4 de novembro de 2012

semana 45
Íamos só aprender a ler


– Fui levado por eles… depois mandaram-me pedir nas ruas. Fui, mas não consegui dinheiro. Aruna só foi menino até aos seis anos; agora é talibé, de taliban.
Seguro-lhe a mão fria mas suada, a mesma que tantas vezes usou para se proteger.
– Bateram-me muito e fiquei inconsciente. Quando acordei, fugi e fui pedir ajuda.
Os olhos estão agora cravados na linha que desenhou com o pé na terra vermelha de Bafatá. É como se a vergonha fosse sua. Talvez porque ele acha tudo em nada; talvez porque eu não acho nada em tudo. E se as esperas e desejos de uma criança não se estendem para além de cinco minutos, Aruna esperou quatro anos.
São conhecidos como os “Meninos Talibés”. Crianças levadas das tabancas (aldeias da Guiné-Bissau), para estudarem nas Madrassas, as escolas corânicas, mas que acabam nas redes de tráfico.
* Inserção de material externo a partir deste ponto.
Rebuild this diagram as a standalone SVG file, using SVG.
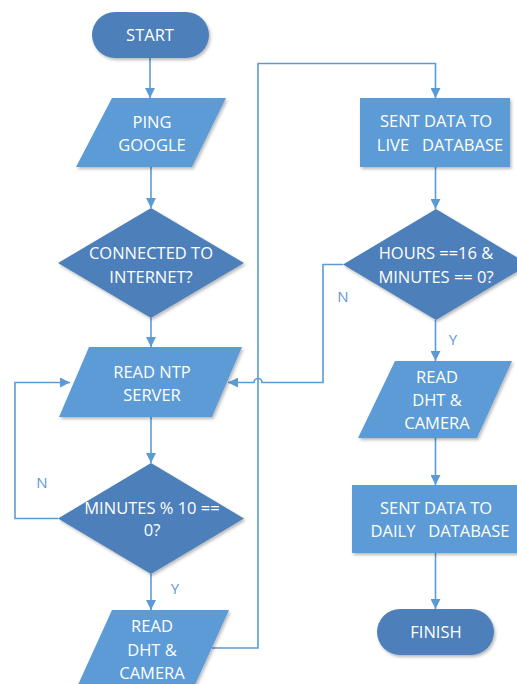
<svg xmlns="http://www.w3.org/2000/svg" width="517" height="684" viewBox="0 0 517 684">
<style>
.dark{fill:#4E80BA}
.light{fill:#5B9BD5}
.sh{filter:url(#shadow)}
.t{font-family:"Open Sans","Liberation Sans",sans-serif;font-size:16.5px;fill:#FFFFFF;text-anchor:middle;white-space:pre}
.lbl{font-family:"Open Sans","Liberation Sans",sans-serif;font-size:15px;fill:#5B9BD5;text-anchor:middle}
.c{fill:none;stroke:#5B9BD5;stroke-width:1.6}
</style>
<defs>
<filter id="shadow" x="-10%" y="-10%" width="125%" height="130%">
<feDropShadow dx="1.5" dy="2" stdDeviation="1.5" flood-color="#000" flood-opacity="0.28"/>
</filter>
<marker id="arr" markerUnits="userSpaceOnUse" markerWidth="11" markerHeight="10" refX="10" refY="5" orient="auto">
<path d="M0,0 L10,5 L0,10 z" fill="#5B9BD5"/>
</marker>
</defs>
<rect width="517" height="684" fill="#FFFFFF"/>
<g id="connectors">
<path class="c" d="M150,58 V98" marker-end="url(#arr)"/>
<path class="c" d="M151,167 V208" marker-end="url(#arr)"/>
<path class="c" d="M151,318 V347" marker-end="url(#arr)"/>
<path class="c" d="M151,417 V463" marker-end="url(#arr)"/>
<path class="c" d="M151,574 V610" marker-end="url(#arr)"/>
<path class="c" d="M58,518.5 H15 V382.5 H70" marker-end="url(#arr)"/>
<path class="c" d="M212,648 H258 V63.5 H435.5 V98" marker-end="url(#arr)"/>
<path class="c" d="M435.5,167 V209" marker-end="url(#arr)"/>
<path class="c" d="M343,264.5 H323 V382.5 H262 A4,4 0 0 0 254,382.5 H228" marker-end="url(#arr)"/>
<path class="c" d="M435.5,320 V361" marker-end="url(#arr)"/>
<path class="c" d="M435.5,438 V485" marker-end="url(#arr)"/>
<path class="c" d="M435.5,553 V609" marker-end="url(#arr)"/>
<text class="lbl" x="42" y="488">N</text>
<text class="lbl" x="175" y="594">Y</text>
<text class="lbl" x="343" y="302">N</text>
<text class="lbl" x="453" y="345">Y</text>
</g>
<g id="start">
<rect class="dark sh" x="92" y="12" width="117" height="46" rx="23"/>
<text class="t" x="150" y="41">START</text>
</g>
<g id="ping">
<polygon class="light sh" points="112,98 226,98 192,167 76,167"/>
<text class="t" x="152" y="128">PING</text>
<text class="t" x="152" y="151">GOOGLE</text>
</g>
<g id="connected">
<polygon class="dark sh" points="151,208 244,263 151,318 58,263"/>
<text class="t" x="151" y="259">CONNECTED TO</text>
<text class="t" x="151" y="283">INTERNET?</text>
</g>
<g id="readntp">
<polygon class="light sh" points="89,347 242,347 212,417 59,417"/>
<text class="t" x="152" y="378">READ NTP</text>
<text class="t" x="152" y="401">SERVER</text>
</g>
<g id="minutes">
<polygon class="dark sh" points="151,463 244,518.5 151,574 58,518.5"/>
<text class="t" x="152" y="514">MINUTES % 10 ==</text>
<text class="t" x="152" y="536">0?</text>
</g>
<g id="readdht1">
<polygon class="light sh" points="112,610 229,610 194,687 77,687"/>
<text class="t" x="152" y="632">READ</text>
<text class="t" x="152" y="656">DHT &amp;</text>
<text class="t" x="152" y="679">CAMERA</text>
</g>
<g id="live">
<rect class="light sh" x="360" y="98" width="150" height="69"/>
<text class="t" x="436" y="127">SENT DATA TO</text>
<text class="t" x="440" y="151">LIVE   DATABASE</text>
</g>
<g id="hours">
<polygon class="dark sh" points="436,209 529,264.5 436,320 343,264.5"/>
<text class="t" x="436" y="259">HOURS ==16 &amp;</text>
<text class="t" x="436" y="283">MINUTES == 0?</text>
</g>
<g id="readdht2">
<polygon class="light sh" points="395,361 512,361 477,438 358,438"/>
<text class="t" x="437" y="383">READ</text>
<text class="t" x="437" y="406">DHT &amp;</text>
<text class="t" x="437" y="429">CAMERA</text>
</g>
<g id="daily">
<rect class="light sh" x="352" y="485" width="166" height="68"/>
<text class="t" x="436" y="514">SENT DATA TO</text>
<text class="t" x="440" y="537">DAILY   DATABASE</text>
</g>
<g id="finish">
<rect class="dark sh" x="377" y="609" width="117" height="46" rx="23"/>
<text class="t" x="436" y="638">FINISH</text>
</g>
</svg>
Levadas para outros países, aí são sujeitas a trabalhos forçados, à mendicidade e à exploração sexual.
Malan é um muçulmano guineense que luta contra os falsos mestres corânicos. Com a ONG que fundou, a “SOS – Crianças Talibé”, já recuperou mil e duzentas crianças. É ele quem me leva numa viagem impressionante até à aldeia de Maimuna, Ramatulai e Tulai. Têm agora entre onze e catorze anos e estiveram fechadas num quarto durante oito anos sujeitas a violações constantes. Só foram libertadas porque estão grávidas e perderam o valor comercial. O Régulo autoriza-me a entrevistá-las.
— Maimuna, não tenhas medo, conta-me o que te fizeram.
— Levaram-me com eles para o Senegal. Queria aprender a ler e a escrever. Ele perguntou-me se tinha mais alguma amiga que também quisesse estudar. Disse-lhe que sim.
— Ramatulai, o que te aconteceu lá no Senegal?
— Levaram-nos e fomos fechadas num quarto. Íamos apenas para aprender a ler…
— E tu, Tulai, o que sentes agora?
— Feliz, mas quero aprender a ler.
O desejo de Tulai é o mesmo de Ramatulai e de Maimuna, mas não serão obedecidos. As famílias fogem da vergonha e vão sujeitá-las a casamentos forçados nos próximos meses.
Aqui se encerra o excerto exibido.